Yesterday, as well, instead of napping all day (another bad habit of mine, haha) and wasting away on the couch, I cleaned the appartment, did the dishes, donated a couple dollars to the Camp Day thingy going on at Tim Hortons (played the roulette wheel and won a $5 travel mug - NICE!), cashed in my Tim Points [points we get at work for being extra awesome, lol] and got a couple gift cards for Sobeys. I looked up a recipe for a brand new dish we've never had before and used the gift cards to buy everything I needed to make Moussaka, a Greek casserole featuring lamb and eggplant. It turned out really good, too ^_^. On my way back from the grocery store I bought a flower for Kev, hehe. I got a tiger-lily since he mentioned wanting to grow them (although I think he meant for eating purposes, haha), and because I really wanted to have just one flower among all the other plants we have, lol. And, in my cleaning rampage, I also organized the recycling room, which was, to say the least, a bit of a disaster area, lol. Yay for motivation!

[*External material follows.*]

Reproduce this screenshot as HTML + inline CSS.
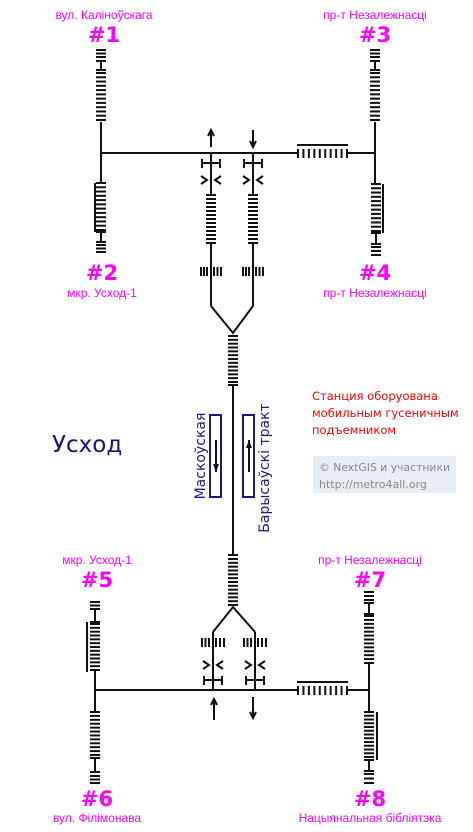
<!DOCTYPE html>
<html><head><meta charset="utf-8"><style>
html,body{margin:0;padding:0;background:#fff;}
svg{display:block;}
.m{fill:#ff00ff;font-family:"Liberation Sans","DejaVu Sans",sans-serif;font-size:12px;text-anchor:middle;}
.n{fill:#ff00ff;font-family:"DejaVu Sans","Liberation Sans",sans-serif;font-size:21px;font-weight:bold;text-anchor:middle;}
</style></head><body>
<svg id="s" width="473" height="832" viewBox="0 0 473 832" xmlns="http://www.w3.org/2000/svg">
<g id="g" stroke="#111" stroke-width="2" fill="none"></g>
<text class="m" x="104" y="19">вул. Каліноўскага</text>
<text class="n" x="104" y="42">#1</text>
<text class="m" x="375" y="19">пр-т Незалежнасці</text>
<text class="n" x="375" y="42">#3</text>
<text class="n" x="102" y="280">#2</text>
<text class="m" x="102" y="297">мкр. Усход-1</text>
<text class="n" x="375" y="280">#4</text>
<text class="m" x="375" y="297">пр-т Незалежнасці</text>
<text class="m" x="97" y="564">мкр. Усход-1</text>
<text class="n" x="97" y="587">#5</text>
<text class="m" x="370" y="564">пр-т Незалежнасці</text>
<text class="n" x="370" y="587">#7</text>
<text class="n" x="97" y="806">#6</text>
<text class="m" x="97" y="822">вул. Філімонава</text>
<text class="n" x="370" y="806">#8</text>
<text class="m" x="370" y="822">Нацыянальная бібліятэка</text>
<text x="52" y="452" fill="#14147a" font-family="'DejaVu Sans','Liberation Sans',sans-serif" font-size="23">Усход</text>
<g fill="#ff0000" font-family="'DejaVu Sans','Liberation Sans',sans-serif" font-size="11.5">
<text x="312" y="400">Станция оборуована</text>
<text x="312" y="417">мобильным гусеничным</text>
<text x="312" y="434">подъемником</text>
</g>
<rect x="313" y="456" width="143" height="37" fill="#e6edf4"/>
<g fill="#888" font-family="'DejaVu Sans','Liberation Sans',sans-serif" font-size="11" textLength="130">
<text x="319" y="471" textLength="131" lengthAdjust="spacingAndGlyphs">© NextGIS и участники</text>
<text x="319" y="488">http://metro4all.org</text>
</g>
<rect x="210" y="415" width="11" height="82" fill="none" stroke="#1a1a8c" stroke-width="2"/>
<rect x="243" y="415" width="11" height="82" fill="none" stroke="#1a1a8c" stroke-width="2"/>
<text transform="translate(205,456) rotate(-90)" text-anchor="middle" fill="#1a1a8c" font-family="'DejaVu Sans','Liberation Sans',sans-serif" font-size="14">Маскоўская</text>
<text transform="translate(269,468) rotate(-90)" text-anchor="middle" fill="#1a1a8c" font-family="'DejaVu Sans','Liberation Sans',sans-serif" font-size="14">Барысаўскі тракт</text>
</svg>
<script>
var g=document.getElementById('g');var NS='http://www.w3.org/2000/svg';
function L(x1,y1,x2,y2,w){var l=document.createElementNS(NS,'line');l.setAttribute('x1',x1);l.setAttribute('y1',y1);l.setAttribute('x2',x2);l.setAttribute('y2',y2);if(w)l.setAttribute('stroke-width',w);g.appendChild(l);}
function P(pts){var p=document.createElementNS(NS,'polyline');p.setAttribute('points',pts);g.appendChild(p);}
function VT(x,y1,y2,n,hw){hw=hw||5;for(var i=0;i<n;i++){var y=y1+(y2-y1)*i/(n-1);L(x-hw,y,x+hw,y);}}
function HT(y,x1,x2,n,hh,y0){for(var i=0;i<n;i++){var x=x1+(x2-x1)*i/(n-1);L(x,y0,x,y0+hh);}}
function Hv(x,y1,y2){L(x,y1,x,y2);L(x-5,y1,x+5,y1);L(x-5,y2,x+5,y2);}
function arrow(x,y1,y2){L(x,y1,x,y2);var d=y2>y1?-1:1;P((x-3)+','+(y2+d*6)+' '+x+','+y2+' '+(x+3)+','+(y2+d*6));}
function chev(x,y){P((x-10)+','+(y-4)+' '+(x-4)+','+y+' '+(x-10)+','+(y+4));P((x+10)+','+(y-4)+' '+(x+4)+','+y+' '+(x+10)+','+(y+4));}
L(101,122,101,182);L(101,153,297,153);L(347,153,375,153);
VT(101,50,57,3);Hv(101,61,70);VT(101,73,120,12);
VT(101,183,230,12);L(95,183,95,232);Hv(101,232,242);VT(101,245,252,3);
L(375,122,375,183);
VT(375,50,57,3);Hv(375,61,70);VT(375,73,120,12);
VT(376,184,231,12);L(383,184,383,233);Hv(376,233,244);VT(376,247,255,3);
HT(0,298,347,10,9,149);L(297,145,348,145);
[211,253].forEach(function(x){L(x,153,x,195);L(x-9,163,x+9,163);L(x-9,159,x-9,168);L(x+9,159,x+9,168);
chev(x,180);
VT(x,195,243,13);L(x,243,x,306);HT(0,x-10,x-4,3,9,267);HT(0,x+3,x+10,3,9,267);});
arrow(211,147,130);arrow(253,130,147);
P('211,306 233,333 253,306');
VT(233,336,382,13);L(233,385,233,555);L(228,385,238,385);L(228,555,238,555);
VT(233,559,605,13);
P('213,632 233,607 255,632');
[213,255].forEach(function(x){L(x,632,x,690);HT(0,x-11,x-4,3,9,638);HT(0,x+3,x+11,3,9,638);
chev(x,665);
L(x-9,680,x+9,680);L(x-9,676,x-9,685);L(x+9,676,x+9,685);});
arrow(214,720,699);arrow(253,697,718);
L(95,690,297,690);L(347,690,369,690);
VT(95,602,609,3);Hv(95,609,622);VT(95,624,670,13);L(87,622,87,672);L(95,670,95,712);
VT(95,712,755,12);Hv(95,758,772);VT(95,776,783,3);
VT(369,592,600,3);Hv(369,603,614);VT(369,616,663,13);L(369,663,369,712);
VT(369,712,757,13);L(377,712,377,760);Hv(369,760,771);VT(369,774,783,3);
HT(0,298,347,10,9,686);L(297,682,348,682);
var b=document.getElementById('s');
function BA(x,y1,y2){var l=document.createElementNS(NS,'line');l.setAttribute('x1',x);l.setAttribute('y1',y1);l.setAttribute('x2',x);l.setAttribute('y2',y2);l.setAttribute('stroke','#111');l.setAttribute('stroke-width','2');b.appendChild(l);var d=y2>y1?-1:1;var p=document.createElementNS(NS,'polygon');p.setAttribute('points',(x-3)+','+(y2+d*8)+' '+x+','+y2+' '+(x+3)+','+(y2+d*8));p.setAttribute('fill','#111');b.appendChild(p);}
BA(216,440,472);BA(249,472,440);
</script>
</body></html>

I've also been walking places instead of driving everywhere (mostly because my car won't start and I have a phobia of driving Kev's truck). I walked downtown to pay the rent last Friday, stopping at the university to do some stuff on the internet. Today I'm going to walk down to the university to upload the updates to my website and check my email and all that. It's a good hour long walk, but it's nice to get outside. If I'm cooped up in the appartment for too long I start to get depressed, lol.

I went through all my old notebooks...the ones I used to write in in high school, and I tore out all of the pages that had my journal stuff and tore the pages to pieces and recycled them. I figured it was time to say goodbye to the melodramatic teenager, and lay to rest everything I once thought and believed, because most of the things I wrote about, I no longer feel the same way about them. And all the things I wrote because I was feeling emotional and angry...I don't want to go back over those things and be reminded of them. And finally, I wouldn't want to keep them so someone else could read them, because another person would judge me based on who I was then, not who I am now. And so, the notebooks are gone. I still kept my History 20 case studies though, because I put way too much work into them to just get rid of them, haha.

Speaking of old stuff, while I was in Wadena I went through the stuff at my Dad's and brought up a bunch of things, namely, my old sketchbooks! Sometime I'll scan in the old art and put it up here. I won't bother putting it up on DeviantArt just because it's so old, but you lucky people will get to see where it all began, wahaha. I also brought back a couple binders full of recipes from McCall's Cooking School, which is where I got the recipe for Moussaka from. Hopefully this summer we'll pick out something different every week or so and try something new. I'm so excited!

Well, I'm off to start a brand new day full of adventures! Ja ne!



2009, May 29, 2am
Holy omg wow, the lengths I have to go through just to get the damn internet to work! I was on the phone with the LYNKSYS technicians trying to troubleshoot my router woes, and after being on the phone for an hour it was decided that the router is defective. The funny part is that in order to fill out the forms to get a replacement router and get my internet back, in need to go to their WEBSITE. OMFG! Whatever...I'll just hit the university on my way downtown in the morning. Of course, even if I send away the router and get another one, it'll probably take several weeks for the bloody exchange. I might as well just buy another one (except for the fact that I'm quite broke). oi.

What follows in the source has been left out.